### Exercise prompt
Your answer should be a single number: the count of lines that include the word "React".

### Provided data
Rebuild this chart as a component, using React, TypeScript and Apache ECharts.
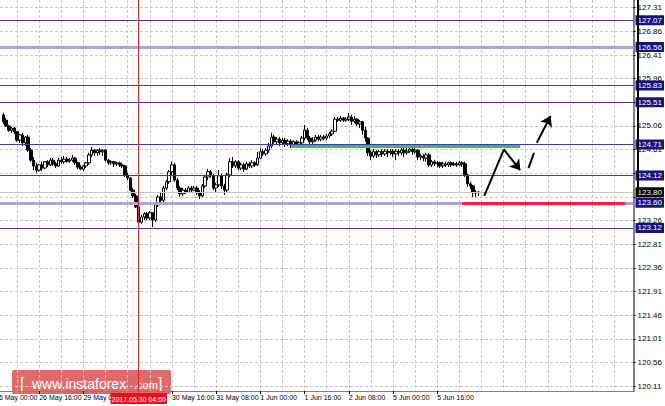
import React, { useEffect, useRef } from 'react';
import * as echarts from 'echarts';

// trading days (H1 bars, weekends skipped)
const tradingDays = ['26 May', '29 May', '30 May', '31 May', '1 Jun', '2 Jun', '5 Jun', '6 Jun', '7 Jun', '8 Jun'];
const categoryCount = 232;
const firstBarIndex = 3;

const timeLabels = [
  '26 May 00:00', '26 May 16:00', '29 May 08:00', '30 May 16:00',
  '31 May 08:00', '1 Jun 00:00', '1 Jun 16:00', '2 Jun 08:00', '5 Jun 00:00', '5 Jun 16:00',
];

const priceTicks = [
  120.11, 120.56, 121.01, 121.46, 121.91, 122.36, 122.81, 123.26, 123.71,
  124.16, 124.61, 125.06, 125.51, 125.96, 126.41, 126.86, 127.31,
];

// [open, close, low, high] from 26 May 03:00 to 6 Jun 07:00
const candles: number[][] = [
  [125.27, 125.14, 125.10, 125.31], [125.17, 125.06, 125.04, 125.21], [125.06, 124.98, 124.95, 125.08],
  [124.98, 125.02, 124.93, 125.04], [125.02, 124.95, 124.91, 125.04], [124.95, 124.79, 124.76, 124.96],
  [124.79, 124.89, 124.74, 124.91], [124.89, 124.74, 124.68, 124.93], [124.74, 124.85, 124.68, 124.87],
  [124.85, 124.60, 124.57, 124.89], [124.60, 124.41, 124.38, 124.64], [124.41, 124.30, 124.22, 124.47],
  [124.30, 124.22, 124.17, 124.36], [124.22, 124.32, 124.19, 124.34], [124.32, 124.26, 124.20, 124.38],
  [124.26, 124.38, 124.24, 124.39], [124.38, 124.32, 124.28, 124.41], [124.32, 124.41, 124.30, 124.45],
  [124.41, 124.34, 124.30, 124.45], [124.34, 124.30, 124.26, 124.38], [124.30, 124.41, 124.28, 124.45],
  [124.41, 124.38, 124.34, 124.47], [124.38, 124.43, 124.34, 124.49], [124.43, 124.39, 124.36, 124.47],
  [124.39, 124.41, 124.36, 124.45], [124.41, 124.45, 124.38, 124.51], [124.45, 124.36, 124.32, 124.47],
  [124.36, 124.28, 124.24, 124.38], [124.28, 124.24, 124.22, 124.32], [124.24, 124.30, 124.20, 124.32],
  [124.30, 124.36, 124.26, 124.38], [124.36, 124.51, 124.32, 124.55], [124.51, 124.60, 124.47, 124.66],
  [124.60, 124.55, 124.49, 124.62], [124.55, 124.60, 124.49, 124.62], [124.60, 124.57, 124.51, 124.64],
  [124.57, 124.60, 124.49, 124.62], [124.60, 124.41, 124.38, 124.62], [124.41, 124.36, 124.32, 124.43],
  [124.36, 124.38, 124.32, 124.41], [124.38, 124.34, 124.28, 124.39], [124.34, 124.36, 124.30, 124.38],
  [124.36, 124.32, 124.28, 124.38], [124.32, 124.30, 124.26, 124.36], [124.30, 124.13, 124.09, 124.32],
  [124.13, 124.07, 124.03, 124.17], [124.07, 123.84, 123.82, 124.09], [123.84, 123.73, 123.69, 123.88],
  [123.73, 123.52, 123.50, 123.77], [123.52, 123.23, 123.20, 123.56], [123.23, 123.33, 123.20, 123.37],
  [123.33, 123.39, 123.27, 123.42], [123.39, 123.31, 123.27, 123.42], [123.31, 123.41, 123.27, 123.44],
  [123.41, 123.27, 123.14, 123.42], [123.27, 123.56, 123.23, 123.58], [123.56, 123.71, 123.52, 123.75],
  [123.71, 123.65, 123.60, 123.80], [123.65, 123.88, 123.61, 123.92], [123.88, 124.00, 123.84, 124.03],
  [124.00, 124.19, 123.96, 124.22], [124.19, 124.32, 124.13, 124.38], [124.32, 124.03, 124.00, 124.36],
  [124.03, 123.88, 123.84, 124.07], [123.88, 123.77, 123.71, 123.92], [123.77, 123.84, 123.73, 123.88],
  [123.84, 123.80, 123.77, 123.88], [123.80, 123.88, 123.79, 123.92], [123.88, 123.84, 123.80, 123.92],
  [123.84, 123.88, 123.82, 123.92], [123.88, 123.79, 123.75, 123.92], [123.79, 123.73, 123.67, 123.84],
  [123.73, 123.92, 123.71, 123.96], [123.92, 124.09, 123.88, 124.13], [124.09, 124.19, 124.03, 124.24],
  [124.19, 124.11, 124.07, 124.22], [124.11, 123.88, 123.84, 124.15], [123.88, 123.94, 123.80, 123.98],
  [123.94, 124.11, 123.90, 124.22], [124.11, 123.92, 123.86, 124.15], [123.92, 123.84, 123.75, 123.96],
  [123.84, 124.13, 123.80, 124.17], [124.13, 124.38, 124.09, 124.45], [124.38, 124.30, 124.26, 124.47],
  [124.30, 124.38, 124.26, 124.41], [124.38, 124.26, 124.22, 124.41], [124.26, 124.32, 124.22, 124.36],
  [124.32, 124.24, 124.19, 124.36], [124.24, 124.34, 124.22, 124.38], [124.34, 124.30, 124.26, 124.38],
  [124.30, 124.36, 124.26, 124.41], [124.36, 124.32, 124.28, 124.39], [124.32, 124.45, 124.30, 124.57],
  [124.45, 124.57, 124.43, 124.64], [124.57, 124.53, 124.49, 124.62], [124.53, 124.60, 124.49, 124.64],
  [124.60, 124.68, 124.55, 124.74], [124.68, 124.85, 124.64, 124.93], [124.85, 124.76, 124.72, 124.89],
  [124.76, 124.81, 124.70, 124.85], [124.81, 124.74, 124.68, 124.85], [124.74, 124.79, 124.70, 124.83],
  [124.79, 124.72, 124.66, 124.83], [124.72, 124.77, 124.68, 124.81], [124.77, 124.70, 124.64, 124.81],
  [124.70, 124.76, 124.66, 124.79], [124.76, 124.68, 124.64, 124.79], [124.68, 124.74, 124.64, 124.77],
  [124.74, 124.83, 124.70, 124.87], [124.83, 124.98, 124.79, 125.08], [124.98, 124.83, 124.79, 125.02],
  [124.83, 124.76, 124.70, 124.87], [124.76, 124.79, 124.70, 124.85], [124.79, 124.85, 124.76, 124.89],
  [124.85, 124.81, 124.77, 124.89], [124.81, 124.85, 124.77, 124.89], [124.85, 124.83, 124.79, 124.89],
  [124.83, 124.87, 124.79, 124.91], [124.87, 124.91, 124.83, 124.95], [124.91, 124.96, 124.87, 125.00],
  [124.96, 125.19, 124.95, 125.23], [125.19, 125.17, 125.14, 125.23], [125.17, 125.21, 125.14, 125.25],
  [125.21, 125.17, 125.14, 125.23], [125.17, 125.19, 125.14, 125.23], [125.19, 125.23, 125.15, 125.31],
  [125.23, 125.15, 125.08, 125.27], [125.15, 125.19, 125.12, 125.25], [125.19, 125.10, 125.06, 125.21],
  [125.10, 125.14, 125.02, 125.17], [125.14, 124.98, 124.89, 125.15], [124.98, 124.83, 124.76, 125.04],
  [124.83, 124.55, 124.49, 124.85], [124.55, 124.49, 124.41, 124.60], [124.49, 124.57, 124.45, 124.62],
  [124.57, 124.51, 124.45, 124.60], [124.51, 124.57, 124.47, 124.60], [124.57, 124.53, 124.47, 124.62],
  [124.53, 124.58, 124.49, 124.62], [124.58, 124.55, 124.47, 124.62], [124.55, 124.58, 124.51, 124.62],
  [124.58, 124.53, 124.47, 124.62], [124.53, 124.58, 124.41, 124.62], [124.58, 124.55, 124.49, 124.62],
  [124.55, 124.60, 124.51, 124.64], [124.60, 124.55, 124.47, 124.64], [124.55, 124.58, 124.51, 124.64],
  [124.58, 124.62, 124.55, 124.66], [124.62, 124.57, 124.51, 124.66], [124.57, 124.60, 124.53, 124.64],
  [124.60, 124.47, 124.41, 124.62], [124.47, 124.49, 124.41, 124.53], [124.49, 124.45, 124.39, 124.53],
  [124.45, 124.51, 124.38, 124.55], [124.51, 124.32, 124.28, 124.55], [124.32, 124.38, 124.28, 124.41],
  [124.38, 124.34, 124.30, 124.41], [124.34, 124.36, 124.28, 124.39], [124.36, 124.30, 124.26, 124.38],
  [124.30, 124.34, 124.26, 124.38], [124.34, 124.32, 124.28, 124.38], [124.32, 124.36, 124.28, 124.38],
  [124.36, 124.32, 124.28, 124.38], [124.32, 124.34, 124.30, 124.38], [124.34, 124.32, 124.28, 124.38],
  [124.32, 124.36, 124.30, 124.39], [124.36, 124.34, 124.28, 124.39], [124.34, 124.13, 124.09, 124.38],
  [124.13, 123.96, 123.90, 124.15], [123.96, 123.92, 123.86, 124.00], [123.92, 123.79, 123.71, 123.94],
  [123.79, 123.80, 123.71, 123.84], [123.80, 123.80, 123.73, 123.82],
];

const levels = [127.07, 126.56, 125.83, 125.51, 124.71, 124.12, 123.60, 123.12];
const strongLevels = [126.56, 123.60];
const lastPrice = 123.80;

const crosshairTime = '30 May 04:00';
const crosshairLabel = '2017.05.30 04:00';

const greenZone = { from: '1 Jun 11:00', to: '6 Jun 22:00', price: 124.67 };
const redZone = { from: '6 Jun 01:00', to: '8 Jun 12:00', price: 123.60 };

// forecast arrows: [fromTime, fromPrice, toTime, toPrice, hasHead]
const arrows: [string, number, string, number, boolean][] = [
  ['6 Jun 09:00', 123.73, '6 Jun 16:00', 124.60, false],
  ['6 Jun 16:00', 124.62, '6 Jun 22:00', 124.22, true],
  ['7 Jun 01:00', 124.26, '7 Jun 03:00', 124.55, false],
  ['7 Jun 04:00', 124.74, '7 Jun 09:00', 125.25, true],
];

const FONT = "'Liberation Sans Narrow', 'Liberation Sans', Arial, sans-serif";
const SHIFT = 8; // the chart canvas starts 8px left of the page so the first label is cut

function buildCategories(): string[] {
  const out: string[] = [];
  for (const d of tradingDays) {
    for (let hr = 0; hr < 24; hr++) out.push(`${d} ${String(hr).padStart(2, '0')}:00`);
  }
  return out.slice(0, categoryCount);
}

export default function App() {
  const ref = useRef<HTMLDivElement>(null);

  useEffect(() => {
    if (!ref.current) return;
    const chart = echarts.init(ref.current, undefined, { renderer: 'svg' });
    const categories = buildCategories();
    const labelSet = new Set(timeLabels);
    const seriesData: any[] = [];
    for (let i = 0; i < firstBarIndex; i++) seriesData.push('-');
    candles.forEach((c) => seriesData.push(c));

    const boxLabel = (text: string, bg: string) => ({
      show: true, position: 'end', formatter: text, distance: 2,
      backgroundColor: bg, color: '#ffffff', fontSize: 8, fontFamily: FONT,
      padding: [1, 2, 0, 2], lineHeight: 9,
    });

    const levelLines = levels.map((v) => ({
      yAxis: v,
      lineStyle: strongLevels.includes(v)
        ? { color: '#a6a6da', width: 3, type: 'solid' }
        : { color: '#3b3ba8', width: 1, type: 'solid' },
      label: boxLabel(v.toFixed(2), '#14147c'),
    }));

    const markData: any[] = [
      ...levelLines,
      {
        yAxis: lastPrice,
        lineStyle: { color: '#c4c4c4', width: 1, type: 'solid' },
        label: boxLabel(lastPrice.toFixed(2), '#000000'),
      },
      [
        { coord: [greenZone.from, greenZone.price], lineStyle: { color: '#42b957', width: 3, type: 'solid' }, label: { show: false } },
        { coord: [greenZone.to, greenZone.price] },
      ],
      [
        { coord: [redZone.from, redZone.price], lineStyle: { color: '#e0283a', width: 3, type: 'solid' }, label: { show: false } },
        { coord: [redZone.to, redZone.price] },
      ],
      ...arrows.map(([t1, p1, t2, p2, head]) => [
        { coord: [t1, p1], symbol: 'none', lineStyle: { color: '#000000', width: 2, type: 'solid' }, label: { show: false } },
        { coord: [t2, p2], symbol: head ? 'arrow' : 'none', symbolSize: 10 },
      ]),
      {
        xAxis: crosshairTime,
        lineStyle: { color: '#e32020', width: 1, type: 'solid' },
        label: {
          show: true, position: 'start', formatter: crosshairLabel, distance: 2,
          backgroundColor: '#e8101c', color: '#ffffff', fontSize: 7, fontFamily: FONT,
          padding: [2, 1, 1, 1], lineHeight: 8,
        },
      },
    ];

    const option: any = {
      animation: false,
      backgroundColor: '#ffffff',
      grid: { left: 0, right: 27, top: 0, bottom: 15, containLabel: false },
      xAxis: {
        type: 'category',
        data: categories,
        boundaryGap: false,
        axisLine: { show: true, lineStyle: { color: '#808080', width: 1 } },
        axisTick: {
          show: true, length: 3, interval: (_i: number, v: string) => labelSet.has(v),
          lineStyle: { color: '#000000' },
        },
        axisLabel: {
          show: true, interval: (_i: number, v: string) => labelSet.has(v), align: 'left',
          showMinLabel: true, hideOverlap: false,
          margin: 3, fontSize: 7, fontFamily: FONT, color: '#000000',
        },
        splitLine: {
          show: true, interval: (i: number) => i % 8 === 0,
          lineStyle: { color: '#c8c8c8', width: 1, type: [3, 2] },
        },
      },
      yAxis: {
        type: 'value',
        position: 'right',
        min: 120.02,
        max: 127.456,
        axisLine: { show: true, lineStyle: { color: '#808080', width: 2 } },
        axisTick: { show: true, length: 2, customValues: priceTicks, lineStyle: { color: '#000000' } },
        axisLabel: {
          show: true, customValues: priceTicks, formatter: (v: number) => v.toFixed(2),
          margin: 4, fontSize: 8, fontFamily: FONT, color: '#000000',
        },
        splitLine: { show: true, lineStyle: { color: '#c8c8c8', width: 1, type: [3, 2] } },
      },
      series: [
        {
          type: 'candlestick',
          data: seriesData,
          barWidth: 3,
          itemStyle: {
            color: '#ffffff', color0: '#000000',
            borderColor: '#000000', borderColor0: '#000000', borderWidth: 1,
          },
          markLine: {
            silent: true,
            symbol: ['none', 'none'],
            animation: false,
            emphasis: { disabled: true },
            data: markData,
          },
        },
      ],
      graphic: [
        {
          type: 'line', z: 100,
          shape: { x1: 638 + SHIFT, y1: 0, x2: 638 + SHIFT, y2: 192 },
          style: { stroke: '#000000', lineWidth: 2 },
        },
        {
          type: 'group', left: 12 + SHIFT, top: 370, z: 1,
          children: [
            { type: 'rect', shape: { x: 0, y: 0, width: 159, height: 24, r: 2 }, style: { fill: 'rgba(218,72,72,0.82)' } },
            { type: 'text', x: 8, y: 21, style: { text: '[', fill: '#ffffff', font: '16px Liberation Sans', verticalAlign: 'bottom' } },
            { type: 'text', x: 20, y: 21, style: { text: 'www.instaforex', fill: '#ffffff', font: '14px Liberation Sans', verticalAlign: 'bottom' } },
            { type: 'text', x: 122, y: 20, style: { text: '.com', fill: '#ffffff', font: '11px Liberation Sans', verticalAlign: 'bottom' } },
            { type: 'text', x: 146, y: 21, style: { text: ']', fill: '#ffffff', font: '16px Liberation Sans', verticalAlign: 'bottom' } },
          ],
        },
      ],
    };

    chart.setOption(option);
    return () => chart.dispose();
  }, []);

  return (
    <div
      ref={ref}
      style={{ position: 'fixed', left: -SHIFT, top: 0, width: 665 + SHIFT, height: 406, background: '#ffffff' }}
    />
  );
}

### Task response
2